I think this is working as intended. We often joke that if something is publishing in Nature it's almost certainly wrong.
But realistically, at any time in any field there are only a small number of people who are truly pushing the state of the art (I'm referring to discovery science, not reference science- IE, a focus on adding 1% additional knowledge to our already copious understandings. Any I think tthose people shouldn't have to follow the normal rules about scientific publishing: I want them to push the limits as much as possible. That means occasionally publishing something that contains a mistake (not a falsification), and then being willing to have it retracted (without consequence to future publication).
These sorts of fields tend to self-correct because somethign that's wrong isn't reproducible, and all these scientists are working to reproduce each other's results (note: both the people who thing Dias faked his results were going to take the new protocol home and attempt to repro it in their hands ASAP).
In a sense, it's being willing to accept a higher false positive/false negative rate so you don't filter out some true positives.
Thread:
https://news.ycombinator.com/item?id=32993556 ("Retraction of Room-temperature superconductivity in a carbonaceous sulfur hydride (nature.com)", 46 comments)
> until this gets independently replicated.
hmm, very interesting. I don't think it works like that anymore. The next step has got to be commercial availability. else investors to would loose money or worse, some Chinese company could "steal" the future profits from this valuable novel technology painstakingly developed by the publishing group.
Even if it turns out to be true, this result is still very far from commercial applications. It would be a fantastic thread to continue for academic research groups at universities, but pretty much noone else will care about it.
“We are not going to distribute this material, considering the proprietary nature of our processes and the intellectual property rights that exist.”

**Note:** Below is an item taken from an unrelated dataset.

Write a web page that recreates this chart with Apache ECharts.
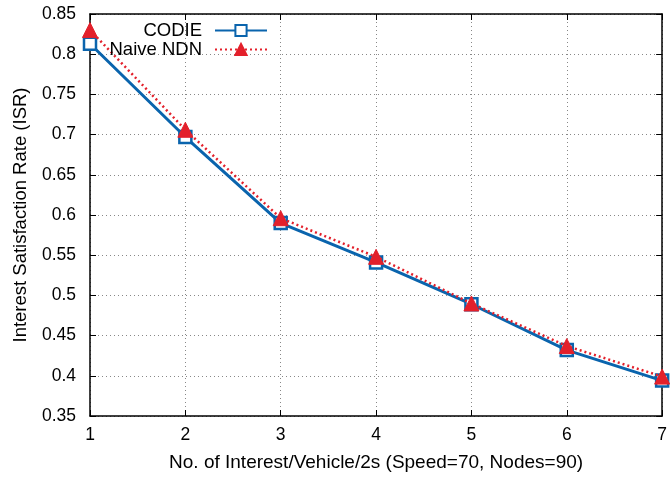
<!DOCTYPE html>
<html><head><meta charset="utf-8">
<script src="https://cdn.jsdelivr.net/npm/echarts@6/dist/echarts.min.js"></script>
<style>html,body{margin:0;padding:0;background:#fff}#c{width:670px;height:480px}</style>
</head><body><div id="c"></div>
<script>
const xValues = [1, 2, 3, 4, 5, 6, 7];
const codie = [0.813, 0.697, 0.590, 0.541, 0.489, 0.432, 0.394];
const naive = [0.830, 0.706, 0.596, 0.548, 0.490, 0.437, 0.399];
const seriesNames = ['CODIE', 'Naive NDN'];
const xTitle = 'No. of Interest/Vehicle/2s (Speed=70, Nodes=90)';
const yTitle = 'Interest Satisfaction Rate (ISR)';

const font = 'Liberation Sans, Arial, Helvetica, sans-serif';
const blue = '#0a64ad', red = '#e3202b';
const pairs = a => xValues.map((x, i) => [x, a[i]]);
const gridLine = {show: true, lineStyle: {color: '#888', type: [1, 3], width: 1}};
const axisBase = {
  axisLine: {show: true, lineStyle: {color: '#000', width: 1.5}},
  axisTick: {show: true, inside: true, length: 6, lineStyle: {color: '#000', width: 1}},
};
const legendText = {fontFamily: font, fontSize: 18.5, color: '#000', padding: [0, 8, 0, 0]};
const chart = echarts.init(document.getElementById('c'));
chart.setOption({
  animation: false,
  grid: {left: 90, right: 3, top: 14, bottom: 64},
  legend: [
    {data: [seriesNames[0]], right: 402, top: 21, padding: 0, align: 'right', itemWidth: 52, itemHeight: 14,
     textStyle: legendText},
    {data: [seriesNames[1]], right: 402, top: 40, padding: 0, align: 'right', itemWidth: 52, itemHeight: 14,
     textStyle: legendText}
  ],
  xAxis: [
    Object.assign({type: 'value', min: 1, max: 7, interval: 1, position: 'bottom',
      name: xTitle, nameLocation: 'middle', nameGap: 37,
      nameTextStyle: {fontFamily: font, fontSize: 19, color: '#000'},
      axisLabel: {fontFamily: font, fontSize: 17.5, color: '#000', margin: 10},
      splitLine: gridLine}, axisBase),
    Object.assign({type: 'value', min: 1, max: 7, interval: 1, position: 'top',
      axisLabel: {show: false}, splitLine: {show: false}}, axisBase)
  ],
  yAxis: [
    Object.assign({type: 'value', min: 0.35, max: 0.85, interval: 0.05, position: 'left',
      name: yTitle, nameLocation: 'middle', nameGap: 60,
      nameTextStyle: {fontFamily: font, fontSize: 18.5, color: '#000'},
      axisLabel: {fontFamily: font, fontSize: 17.5, color: '#000', margin: 14,
        formatter: v => String(Math.round(v * 100) / 100)},
      splitLine: gridLine}, axisBase),
    Object.assign({type: 'value', min: 0.35, max: 0.85, interval: 0.05, position: 'right',
      axisLabel: {show: false}, splitLine: {show: false}}, axisBase)
  ],
  series: [
    {name: seriesNames[0], type: 'line', data: pairs(codie), symbol: 'rect', symbolSize: 12,
     lineStyle: {color: blue, width: 3},
     itemStyle: {color: '#fff', borderColor: blue, borderWidth: 2.5}, z: 2},
    {name: seriesNames[1], type: 'line', data: pairs(naive), symbol: 'triangle', symbolSize: 15,
     lineStyle: {color: red, width: 2.5, type: [2, 3]},
     itemStyle: {color: red, borderColor: red, borderWidth: 1}, z: 3}
  ]
});
</script></body></html>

The fact that they are going to making independent verification impossible makes me highly highly suspicious. Most scientists I know in their position would be sharing the material widely (even ahead of publication) to have replication from other parties, to bolster this claim. Until there is replication, I trust NOTHING from this group which has outright fabricated data previously.
Extraordinary claims, from those who have previously faked data, require independent third-party verification.

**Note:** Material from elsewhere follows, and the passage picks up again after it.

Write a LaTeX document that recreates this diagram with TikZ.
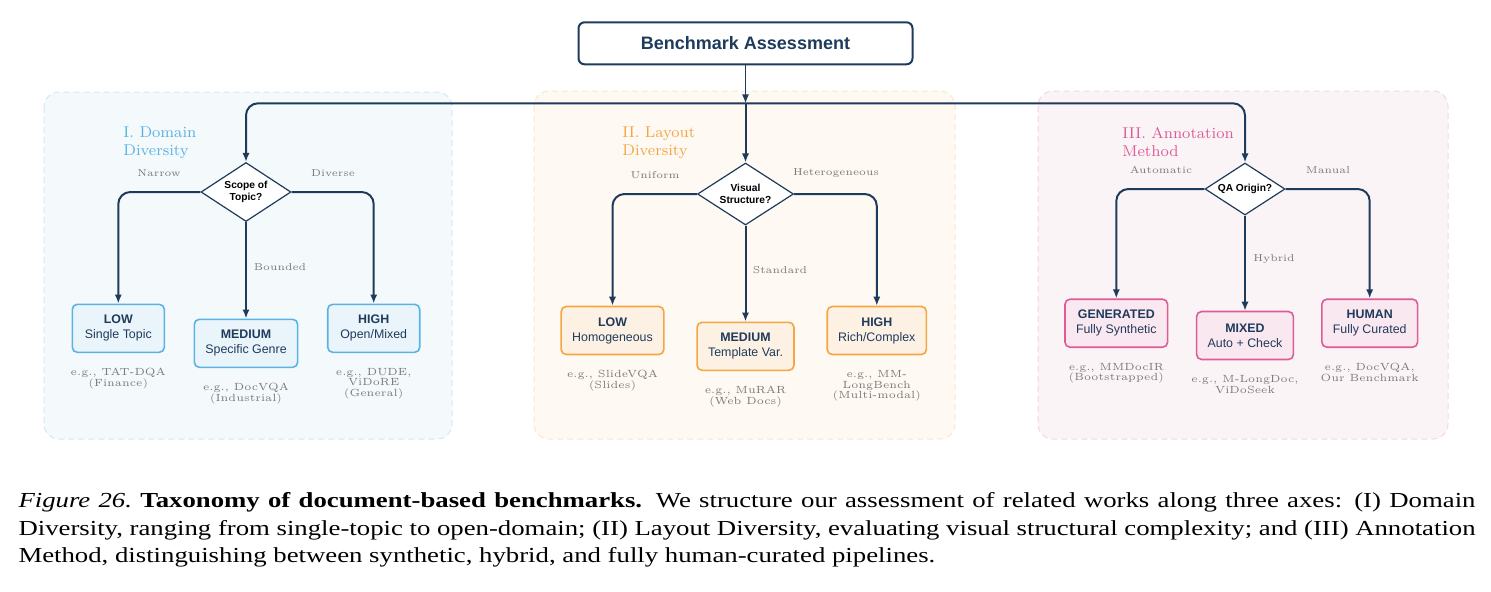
\documentclass[tikz,border=0pt]{standalone}
\usepackage{fontspec}
\newfontfamily\sansfont{Liberation Sans}
\newfontfamily\capfont{Liberation Serif}
\usetikzlibrary{shapes.geometric,arrows.meta}

\definecolor{deepnavy}{HTML}{1F3B5C}
\definecolor{labelgray}{HTML}{7A7A7A}
\definecolor{domedge}{HTML}{D3E7F4}
\definecolor{domfill}{HTML}{F4F9FC}
\definecolor{domline}{HTML}{5BB3E4}
\definecolor{domleaf}{HTML}{EAF4FB}
\definecolor{layedge}{HTML}{FBE6CC}
\definecolor{layfill}{HTML}{FEF9F2}
\definecolor{layline}{HTML}{F6A543}
\definecolor{layleaf}{HTML}{FDF1E3}
\definecolor{annedge}{HTML}{F3D6E2}
\definecolor{annfill}{HTML}{FBF4F7}
\definecolor{annline}{HTML}{DC5C97}
\definecolor{annleaf}{HTML}{FAE8F0}

\tikzstyle{panel} = [rounded corners=7.5pt, line width=0.5pt, dash pattern=on 3pt off 2pt]
\tikzstyle{headbox} = [draw=deepnavy, line width=1pt, rounded corners=3pt, fill=white, minimum width=167pt, minimum height=21pt, text=deepnavy, font=\sansfont\bfseries\fontsize{9}{10}\selectfont]
\tikzstyle{decision} = [diamond, aspect=1.5, draw=deepnavy, line width=0.6pt, fill=white, inner sep=0pt, align=center, font=\sansfont\bfseries\fontsize{5.1}{6}\selectfont]
\tikzstyle{leaf} = [rectangle, rounded corners=2.5pt, line width=0.8pt, align=center, inner xsep=5.5pt, minimum width=46pt, minimum height=24pt, text=deepnavy, font=\sansfont\fontsize{6.2}{7.5}\selectfont]
\tikzstyle{axis title} = [anchor=north west, inner sep=0pt, align=left, font=\fontsize{7.8}{9}\selectfont]
\tikzstyle{choice} = [inner sep=0pt, text=labelgray, font=\fontsize{5}{6}\selectfont]
\tikzstyle{example} = [inner sep=0pt, align=center, text=labelgray, font=\fontsize{5.2}{5.4}\selectfont]
\tikzstyle{flow} = [draw=deepnavy, line width=1pt, rounded corners=6pt, -{Latex[length=4.5pt,width=3.6pt]}]
\tikzstyle{caption} = [anchor=north west, inner sep=0pt, xscale=1.25, transform shape, text width=582.8pt, align=justify, font=\capfont\fontsize{10.7}{13.75}\selectfont]

\begin{document}
\begin{tikzpicture}[x=0.5pt, y=-0.5pt]
  \useasboundingbox (0,0) rectangle (1491,591);

  % The three axes in the background
  \foreach \from/\to/\fillc/\edgec in {{(44,92)/(452,439)/domfill/domedge}, {(534,91)/(955,439)/layfill/layedge}, {(1038,91)/(1448,439)/annfill/annedge}}
    \path[panel, fill=\fillc, draw=\edgec] \from rectangle \to;

  \node[axis title, text=domline] (title1) at (123,126) {I. Domain\\Diversity};
  \node[axis title, text=layline] (title2) at (622,126) {II. Layout\\Diversity};
  \node[axis title, text=annline] (title3) at (1122,127) {III. Annotation\\Method};

  % Root and the three questions
  \node[headbox] (bench) at (745.5,43.3) {Benchmark Assessment};
  \coordinate (hub) at (745.5,103.3);

  \node[decision, minimum width=45pt, minimum height=29.5pt] (d1) at (246,192) {Scope of\\Topic?};
  \node[decision, minimum width=48pt, minimum height=31pt] (d2) at (745.5,194) {Visual\\Structure?};
  \node[decision, minimum width=40pt, minimum height=26pt] (d3) at (1245,189) {QA Origin?};

  % The leaves of each axis
  \foreach \pos/\name/\head/\body in {{(118.3,328.3)/low1/LOW/Single Topic}, {(246,343.3)/med1/MEDIUM/Specific Genre}, {(373.7,328.3)/high1/HIGH/{Open/Mixed}}}
    \node[leaf, draw=domline, fill=domleaf] (\name) at \pos {\textbf{\head}\\\body};
  \foreach \pos/\name/\head/\body in {{(612.5,330.5)/low2/LOW/Homogeneous}, {(745.5,346.3)/med2/MEDIUM/Template Var.}, {(876.8,330.5)/high2/HIGH/{Rich/Complex}}}
    \node[leaf, draw=layline, fill=layleaf] (\name) at \pos {\textbf{\head}\\\body};
  \foreach \pos/\name/\head/\body in {{(1116.3,323.2)/gen/GENERATED/Fully Synthetic}, {(1245,335.5)/mix/MIXED/Auto + Check}, {(1369.7,323.2)/hum/HUMAN/Fully Curated}}
    \node[leaf, draw=annline, fill=annleaf] (\name) at \pos {\textbf{\head}\\\body};

  % Choices on the branches
  \foreach \pos/\name/\txt in {{(159,173)/c-narrow/Narrow}, {(333,173)/c-diverse/Diverse}, {(280,267)/c-bounded/Bounded},
      {(655,175)/c-uniform/Uniform}, {(836,173)/c-hetero/Heterogeneous}, {(780,270)/c-standard/Standard},
      {(1161,170)/c-auto/Automatic}, {(1328,170)/c-manual/Manual}, {(1274,259)/c-hybrid/Hybrid}}
    \node[choice] (\name) at \pos {\txt};

  % Benchmarks under each leaf
  \foreach \pos/\name/\txt in {{(118.3,378.7)/ex-low1/{e.g., TAT-DQA\\(Finance)}}, {(246,393.7)/ex-med1/{e.g., DocVQA\\(Industrial)}}, {(373.7,383.7)/ex-high1/{e.g., DUDE,\\ViDoRE\\(General)}},
      {(612.5,380.3)/ex-low2/{e.g., SlideVQA\\(Slides)}}, {(745.5,396.3)/ex-med2/{e.g., MuRAR\\(Web Docs)}}, {(876.8,385.8)/ex-high2/{e.g., MM-\\LongBench\\(Multi-modal)}},
      {(1116.3,373.2)/ex-gen/{e.g., MMDocIR\\(Bootstrapped)}}, {(1245,384.5)/ex-mix/{e.g., M-LongDoc,\\ViDoSeek}}, {(1369.7,372.5)/ex-hum/{e.g., DocVQA,\\Our Benchmark}}}
    \node[example] (\name) at \pos {\txt};

  % The connections
  \draw[flow, line width=0.8pt] (bench) -- (hub);
  \draw[flow] (hub) -| (d1.north);
  \draw[flow] (hub) -| (d3.north);
  \draw[flow] (hub) -- (d2.north);

  \foreach \src/\side/\dst in {d1/west/low1, d1/east/high1, d2/west/low2, d2/east/high2, d3/west/gen, d3/east/hum}
    \draw[flow] (\src.\side) -| (\dst.north);
  \foreach \src/\dst in {d1/med1, d2/med2, d3/mix}
    \draw[flow] (\src.south) -- (\dst.north);

  \node[caption] (cap) at (18,492.5) {\textit{Figure 26.}\ \textbf{Taxonomy of document-based benchmarks.} We structure our assessment of related works along three axes: (I) Domain\linebreak Diversity, ranging from single-topic to open-domain; (II) Layout Diversity, evaluating visual structural complexity; and (III) Annotation\linebreak Method, distinguishing between synthetic, hybrid, and fully human-curated pipelines.};
\end{tikzpicture}
\end{document}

My thoughts exactly, and you can understand their motivation when they’ve “already received 20m in funding from …”
Apparently they're going to let the market validate their findings.
The article ends with a warning that full reproducibility may be difficult due to IP issues.

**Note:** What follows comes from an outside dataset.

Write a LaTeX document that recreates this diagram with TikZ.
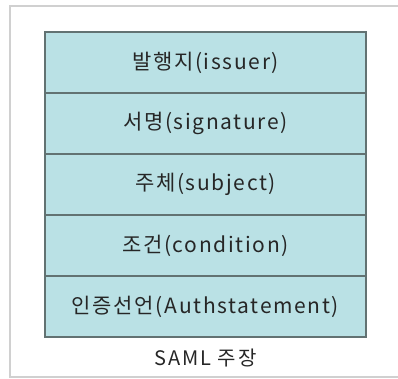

Considering the academic (?) origin and allegedly shady history of the research this drawing of a commercial veil might encourage scepticism as to how revolutionary and successful it really is.
Definitely sets off my BS detector. They're under no obligation to publicize this so if they want it to be a secret they could keep it a secret. This means they do want publicity, probably so they can raise money. But there's an official way to protect your IP and get publicity: file a patent that details your process.
Yeah, this sounds like they are using Nature as an advertising platform to hype up their work.
I didn't realise it was possible to publish a paper with the premise that details required to reproduce it are omitted in some sort of weird guessing game... It makes sense that the allegations focus on analysing data manipulation. Maybe it's real, maybe it's fake, but the extreme scepticism seems deserved if they aren't going to be completely open and have a history of doing the same thing over and over.